Saturday, I took Virgil to the farmer’s market. However, Virgil is a dog, and the farmer’s market is in Alpine Park, a dog-free zone. I’m not a dog owner and didn’t give it much thought … he looked at me sadly, so I said O.K.

I try hard to remember my own obliviousness when confronted with typical summer nights around Alpine Park. I try to conclude that the children who don’t look, or act, old enough to drive, and yet do, are merely oblivious when they park outside the homes of others shouting for hours into the night.

Too often, they are shouting obscenities. It is stunning to be faced with such spectacular inarticulateness night after night. Saturday night, I waited until after eleven to ask a group of young men to find another place to continue their conversation (which was merely loud). Most were respectful … I think they just weren’t aware of the extent of their intrusion.

A proposal: We need art classes again, mandatory for students who have reached puberty.

The visual arts allow communication beyond words, and young people struggling at self-expression in English could benefit mightily from practicing nonverbal communication (other than those goofy imitations of gang sign language).

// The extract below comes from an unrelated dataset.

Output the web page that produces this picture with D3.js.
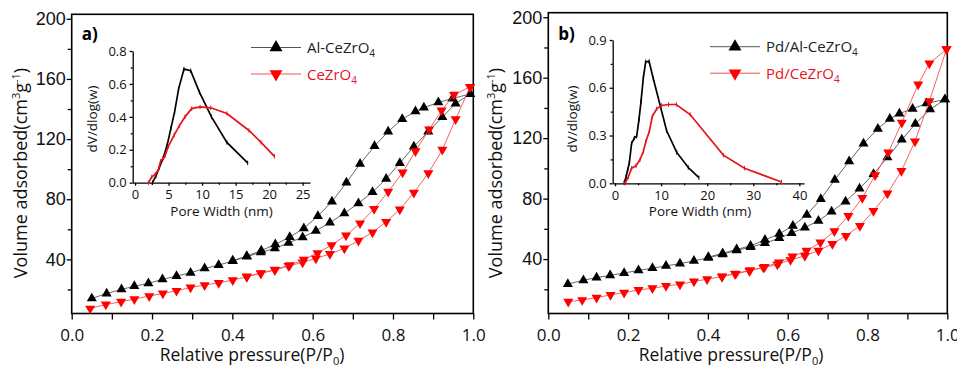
<!DOCTYPE html>
<html>
<head>
<meta charset="utf-8">
<script src="https://cdnjs.cloudflare.com/ajax/libs/d3/7.8.5/d3.min.js"></script>
<style>
  body { margin: 0; background: #fff; }
  .tick line, .domain { stroke: #000; stroke-width: 1.3; }
  .tick text { fill: #111; }
</style>
</head>
<body>
<svg id="chart" width="957" height="367"></svg>
<script>
// isotherms, [P/P0, volume adsorbed]
var alAdsA = [[0.05,14],[0.087,17.3],[0.124,20],[0.156,22.2],[0.191,24],[0.226,26.7],[0.261,28.9],[0.296,31.1],[0.331,34],[0.366,36.2],[0.401,38.9],[0.436,41.8],[0.471,44.7],[0.506,47.3],[0.54,51],[0.575,54.7],[0.608,59],[0.643,64.4],[0.679,70.7],[0.714,77.3],[0.749,84.7],[0.783,93.6],[0.817,104],[0.852,115],[0.888,125],[0.923,134.7],[0.956,143.6],[0.992,150]];
var alDesA = [[0.992,150],[0.948,147],[0.913,144.4],[0.877,140.9],[0.856,138.4],[0.823,133.3],[0.788,125],[0.754,115.3],[0.718,103.5],[0.684,91],[0.648,78.4],[0.613,68.8],[0.578,60.7],[0.543,54.8],[0.507,50],[0.472,45.8],[0.436,42.2],[0.401,39.2]];
var ceAdsA = [[0.046,7.3],[0.085,10],[0.123,11.8],[0.156,13.6],[0.193,15.6],[0.227,17.3],[0.261,19.1],[0.296,21.3],[0.331,22.9],[0.366,24.4],[0.401,26.2],[0.436,28.4],[0.471,30.7],[0.506,32.9],[0.54,35.6],[0.575,38],[0.608,40.7],[0.643,43.6],[0.679,47.3],[0.714,52.4],[0.749,58],[0.783,64.9],[0.817,73.3],[0.852,84.4],[0.888,97.3],[0.923,112.9],[0.956,133.3],[0.992,154.7]];
var ceDesA = [[0.992,154.7],[0.952,149.6],[0.921,139],[0.89,126.4],[0.856,112],[0.824,97.8],[0.788,85],[0.753,73.5],[0.718,64],[0.683,56],[0.647,49.5],[0.612,44.2],[0.578,39.8],[0.543,36.2],[0.506,33.2],[0.471,30.9],[0.436,28.6]];

var alAdsB = [[0.049,23.5],[0.088,26],[0.121,27.8],[0.155,29.2],[0.19,30.8],[0.226,32.5],[0.261,34],[0.295,35.5],[0.33,37],[0.365,38.8],[0.401,40.8],[0.437,43.2],[0.472,45.8],[0.507,47.9],[0.543,50.5],[0.579,53.9],[0.61,57.2],[0.643,60.9],[0.677,65.3],[0.71,71.5],[0.745,78.1],[0.78,86.6],[0.815,96.3],[0.85,107.3],[0.886,119],[0.92,129.5],[0.957,139],[0.994,145.6]];
var alDesB = [[0.994,145.6],[0.948,143],[0.913,139.4],[0.88,136.3],[0.856,132.8],[0.826,126.2],[0.79,116.4],[0.754,104.7],[0.718,92.5],[0.683,79.7],[0.648,69.3],[0.613,62],[0.579,56.7],[0.543,52.7],[0.507,48.8],[0.472,46.4],[0.437,43.8],[0.401,41.3]];
var ceAdsB = [[0.05,11.8],[0.085,12.9],[0.121,14.5],[0.156,16.3],[0.19,17.8],[0.226,19.6],[0.261,20.7],[0.295,22.2],[0.33,23.3],[0.365,25.2],[0.398,26.7],[0.435,28.4],[0.468,30.2],[0.504,32.2],[0.539,34.4],[0.574,36.4],[0.607,39.5],[0.643,42.1],[0.677,45.6],[0.712,50.1],[0.746,55.4],[0.781,62],[0.815,71.8],[0.85,83.4],[0.885,98.3],[0.919,117.9],[0.955,144.5],[0.998,178.8]];
var ceDesB = [[0.998,178.8],[0.955,169.5],[0.927,155.6],[0.886,130.3],[0.852,110.5],[0.819,95.5],[0.787,80.4],[0.752,68.5],[0.717,58.5],[0.682,51],[0.647,45.5],[0.612,41.7],[0.578,37.8],[0.542,34.8],[0.506,32.6],[0.47,30.4],[0.436,28.6]];

// pore size distributions, [width nm, dV/dlog(w)]
var poreAlA = [[2.6,0],[3.1,0.04],[3.6,0.09],[4.2,0.15],[4.8,0.23],[5.35,0.33],[5.9,0.43],[6.5,0.57],[7.3,0.69],[8.3,0.68],[9.6,0.55],[11.4,0.4],[13.7,0.245],[16.8,0.12]];
var poreCeA = [[2.0,0],[2.5,0.035],[3.0,0.05],[3.5,0.08],[3.8,0.13],[4.45,0.16],[4.95,0.22],[5.85,0.29],[6.6,0.345],[7.45,0.4],[8.45,0.45],[9.7,0.46],[11.3,0.455],[13.7,0.42],[17.0,0.317],[18.8,0.245],[20.8,0.16]];
var poreAlB = [[2.0,0.004],[2.4,0.04],[2.75,0.085],[3.1,0.127],[3.6,0.25],[4.2,0.285],[4.7,0.295],[5.2,0.4],[5.65,0.516],[6.15,0.664],[6.65,0.763],[7.4,0.765],[8.3,0.658],[11.2,0.33],[13.4,0.194],[15.9,0.099],[18.2,0.035]];
var poreCeB = [[2.17,0],[2.9,0.04],[3.6,0.095],[4.55,0.11],[5.4,0.147],[6.15,0.2],[6.7,0.263],[7.45,0.326],[8.1,0.42],[9.05,0.468],[10.1,0.489],[11.6,0.495],[13.3,0.495],[16.3,0.432],[23.5,0.177],[28.1,0.095],[36.1,0.008]];

var xTicks = [0, 0.2, 0.4, 0.6, 0.8, 1.0];
var xMinor = [0.1, 0.3, 0.5, 0.7, 0.9];
var yTicks = [40, 80, 120, 160, 200];
var yMinor = [20, 60, 100, 140, 180];

var svg = d3.select("#chart");
var bottom = 313.5;
var black = "#000", red = "#ff0000";

function styleText(sel, family, size) {
  sel.selectAll("text").style("font-family", family).style("font-size", size + "px");
}

function drawMain(p) {
  var x = d3.scaleLinear().domain([0, 1]).range([p.left, p.right]);
  var y = d3.scaleLinear().domain([4, 203]).range([bottom, p.top]);
  var g = svg.append("g");

  var xa = g.append("g").attr("transform", "translate(0," + bottom + ")")
    .call(d3.axisBottom(x).tickValues(xTicks).tickSize(6).tickPadding(9).tickFormat(d3.format(".1f")));
  styleText(xa, "Open Sans", 17);
  g.append("g").attr("transform", "translate(0," + bottom + ")")
    .call(d3.axisBottom(x).tickValues(xMinor).tickSize(6).tickFormat(""));

  var ya = g.append("g").attr("transform", "translate(" + p.left + ",0)")
    .call(d3.axisLeft(y).tickValues(yTicks).tickSize(5).tickPadding(1));
  styleText(ya, "Liberation Sans", 18);
  g.append("g").attr("transform", "translate(" + p.left + ",0)")
    .call(d3.axisLeft(y).tickValues(yMinor).tickSize(4).tickFormat(""));
  g.selectAll(".domain").remove();

  g.append("rect")
    .attr("x", p.left).attr("y", p.top)
    .attr("width", p.right - p.left).attr("height", bottom - p.top)
    .attr("fill", "none").attr("stroke", "#000").attr("stroke-width", 1.6);

  // axis titles
  var xt = g.append("text").attr("x", p.xTitle).attr("y", 361)
    .attr("text-anchor", "middle").style("font-family", "Open Sans").style("font-size", "17.5px").attr("fill", "#111");
  xt.append("tspan").text("Relative pressure(P/P");
  xt.append("tspan").attr("dy", 4).style("font-size", "11px").text("0");
  xt.append("tspan").attr("dy", -4).text(")");

  var yt = g.append("text").attr("transform", "translate(" + p.yTitle + ",173) rotate(-90)")
    .attr("text-anchor", "middle").style("font-family", "Open Sans").style("font-size", "18px").attr("fill", "#111");
  yt.append("tspan").text("Volume adsorbed(cm");
  yt.append("tspan").attr("dy", -7).style("font-size", "11px").text("3");
  yt.append("tspan").attr("dy", 7).text("g");
  yt.append("tspan").attr("dy", -7).style("font-size", "11px").text("-1");
  yt.append("tspan").attr("dy", 7).text(")");

  g.append("text").attr("x", p.left + 10).attr("y", 40)
    .style("font-family", "Open Sans").style("font-weight", "bold").style("font-size", "17px")
    .text(p.tag);

  var line = d3.line().x(function(d) { return x(d[0]); }).y(function(d) { return y(d[1]); });
  var tri = d3.symbol().type(d3.symbolTriangle).size(44);

  p.series.forEach(function(s) {
    [s.ads, s.des].forEach(function(branch) {
      g.append("path").datum(branch)
        .attr("d", line).attr("fill", "none")
        .attr("stroke", s.line).attr("stroke-width", 0.9);
      g.selectAll(null).data(branch).enter().append("path")
        .attr("d", tri)
        .attr("fill", s.color)
        .attr("transform", function(d) {
          return "translate(" + x(d[0]) + "," + y(d[1]) + ")" + (s.down ? " rotate(180)" : "");
        });
    });
  });

  // legend
  p.series.forEach(function(s, i) {
    var ly = p.legY + i * 26.5;
    g.append("line").attr("x1", p.legX).attr("x2", p.legX + 50)
      .attr("y1", ly).attr("y2", ly).attr("stroke", s.line).attr("stroke-width", 1);
    g.append("path").attr("d", d3.symbol().type(d3.symbolTriangle).size(72))
      .attr("fill", s.color)
      .attr("transform", "translate(" + (p.legX + 25) + "," + ly + ")" + (s.down ? " rotate(180)" : ""));
    var t = g.append("text").attr("x", p.legX + 56).attr("y", ly + 5.5)
      .style("font-family", "Open Sans").style("font-size", "15px").attr("fill", s.i === 0 ? "#222" : "#e8141c");
    t.append("tspan").text(s.name);
    t.append("tspan").attr("dy", 4).style("font-size", "10px").text("4");
  });

  drawInset(g, p.inset);
}

function drawInset(g, q) {
  var x = d3.scaleLinear().domain(q.xDomain).range([q.left, q.right]);
  var y = d3.scaleLinear().domain([0, q.yMax]).range([q.bottom, q.top]);

  var xa = g.append("g").attr("transform", "translate(0," + q.bottom + ")")
    .call(d3.axisBottom(x).tickValues(q.xTicks).tickSize(3).tickSizeOuter(0).tickPadding(4));
  styleText(xa, "Open Sans", 13);
  g.append("g").attr("transform", "translate(0," + q.bottom + ")")
    .call(d3.axisBottom(x).tickValues(q.xMinor).tickSize(2).tickFormat(""))
    .select(".domain").remove();

  var ya = g.append("g").attr("transform", "translate(" + q.left + ",0)")
    .call(d3.axisLeft(y).tickValues(q.yTicks).tickSize(3).tickSizeOuter(0).tickPadding(3).tickFormat(d3.format(".1f")));
  styleText(ya, "Open Sans", 13);
  g.append("g").attr("transform", "translate(" + q.left + ",0)")
    .call(d3.axisLeft(y).tickValues(q.yMinor).tickSize(2).tickFormat(""))
    .select(".domain").remove();

  g.append("text").attr("x", q.xTitle).attr("y", 216).attr("text-anchor", "middle")
    .style("font-family", "Open Sans").style("font-size", "13.5px").attr("fill", "#111")
    .text("Pore Width (nm)");
  g.append("text").attr("transform", "translate(" + q.yTitle + ",119) rotate(-90)")
    .attr("text-anchor", "middle")
    .style("font-family", "Open Sans").style("font-size", "13.5px").attr("fill", "#111")
    .text("dV/dlog(w)");

  var line = d3.line().x(function(d) { return x(d[0]); }).y(function(d) { return y(d[1]); });
  q.curves.forEach(function(c) {
    g.append("path").datum(c.data).attr("d", line)
      .attr("fill", "none").attr("stroke", c.color).attr("stroke-width", 1.7);
    g.selectAll(null).data(c.data).enter().append("path")
      .attr("d", "M0,-2.2V2.2")
      .attr("stroke", c.color).attr("stroke-width", 1)
      .attr("transform", function(d) { return "translate(" + x(d[0]) + "," + y(d[1]) + ")"; });
  });
}

drawMain({
  left: 71.7, right: 473.3, top: 14.3, tag: "a)", xTitle: 252, yTitle: 27,
  legX: 251, legY: 47.5,
  series: [
    { i: 0, name: "Al-CeZrO", ads: alAdsA, des: alDesA, color: black, line: "#555", down: false },
    { i: 1, name: "CeZrO", ads: ceAdsA, des: ceDesA, color: red, line: "#f45050", down: true }
  ],
  inset: {
    left: 132.7, right: 310, top: 51, bottom: 182.7, xDomain: [-0.35, 26.1], yMax: 0.8,
    xTicks: [0, 5, 10, 15, 20, 25], xMinor: [2.5, 7.5, 12.5, 17.5, 22.5],
    yTicks: [0, 0.2, 0.4, 0.6, 0.8], yMinor: [0.1, 0.3, 0.5, 0.7],
    xTitle: 221.5, yTitle: 96.5,
    curves: [{ data: poreAlA, color: "#000" }, { data: poreCeA, color: "#e8121b" }]
  }
});

drawMain({
  left: 548.3, right: 947.3, top: 12.7, tag: "b)", xTitle: 731, yTitle: 502,
  legX: 710, legY: 46.7,
  series: [
    { i: 0, name: "Pd/Al-CeZrO", ads: alAdsB, des: alDesB, color: black, line: "#555", down: false },
    { i: 1, name: "Pd/CeZrO", ads: ceAdsB, des: ceDesB, color: red, line: "#f45050", down: true }
  ],
  inset: {
    left: 612.7, right: 804, top: 40, bottom: 183.3, xDomain: [-0.5, 41], yMax: 0.9,
    xTicks: [0, 10, 20, 30, 40], xMinor: [5, 15, 25, 35],
    yTicks: [0, 0.3, 0.6, 0.9], yMinor: [0.15, 0.45, 0.75],
    xTitle: 700, yTitle: 576.5,
    curves: [{ data: poreAlB, color: "#000" }, { data: poreCeB, color: "#e8121b" }]
  }
});
</script>
</body>
</html>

A work of art can be both bold and subtle and reward careful work by the artist and careful inspection by the viewer. Boldness around Alpine Park on summer nights is reduced to a few words ending in “ck,” repeated endlessly, unless one has a loud truck or stereo with which to “express” oneself. No subtlety.

I am sympathetic to the plight of adolescents, although the sympathy waxes and wanes. I offer one solution: art. Perhaps a few will see the current art show at the library and attend the artist reception and demonstration Sunday.

This appealing show is entitled “Sx3: Sally Times Three.” It collects the work of Sally Mather, Sallyann Paschal, and Sally Lacroux. It is a perfect show in which to see three different artistic sensibilities side by side.

And yet, I shall discuss what I see as common among them: layers. Sally Mather’s pastels feel so thick with layers they seem chewable. Can’t say why, exactly. The pastel strokes break up here and there revealing other flavors beneath.

Collage has the same appeal. Sallyann Paschall’s mixed media pieces have layers and patinas that invite close inspection. They seem rich with meaning, but in particular with personal meaning, evoking nostalgia unique in each person.

“Zen Song I” and “II” have the exotic feel of travel, foreign language, Par Avion, and mementos from afar. The layers are of material, meaning, and feeling. They are the layers of a writing desk.

Sally Lacroux’s monotypes have an equally exotic feel, and I was seduced by the colors and titles, too. “Burnt Sienna” and “Burnt Umber” were favorite crayon colors of mine — the colors and the names. (This might explain my attraction to one of T.S. Eliot’s Four Quartets, “Burnt Norton.”)

Sally will demonstrate the technique of gelatin monotype at the artist reception this Sunday. (Sallyann can’t be there.) Sally Mather will discuss her personal approach to working “plein air” and with pastels. Sally Mather’s pastel works in the show are remarkable for their qualities of light. Perhaps this is a reward of plein air painting.

“Tapestry” has especially deep, mysterious shadows that feel cool to the eye. “The Guardians” evokes the feel of distant sunlight. And “Vision in Violet” is twilight, to the eye and to the heart. Good, attentive art is powerful. (Perfect for adolescence.)

The reception and demonstration will be Sunday at 3:00 p.m. in the library meeting room. Be sure to take time to enjoy the show first, before gathering for tea and cookies with two very fine artists.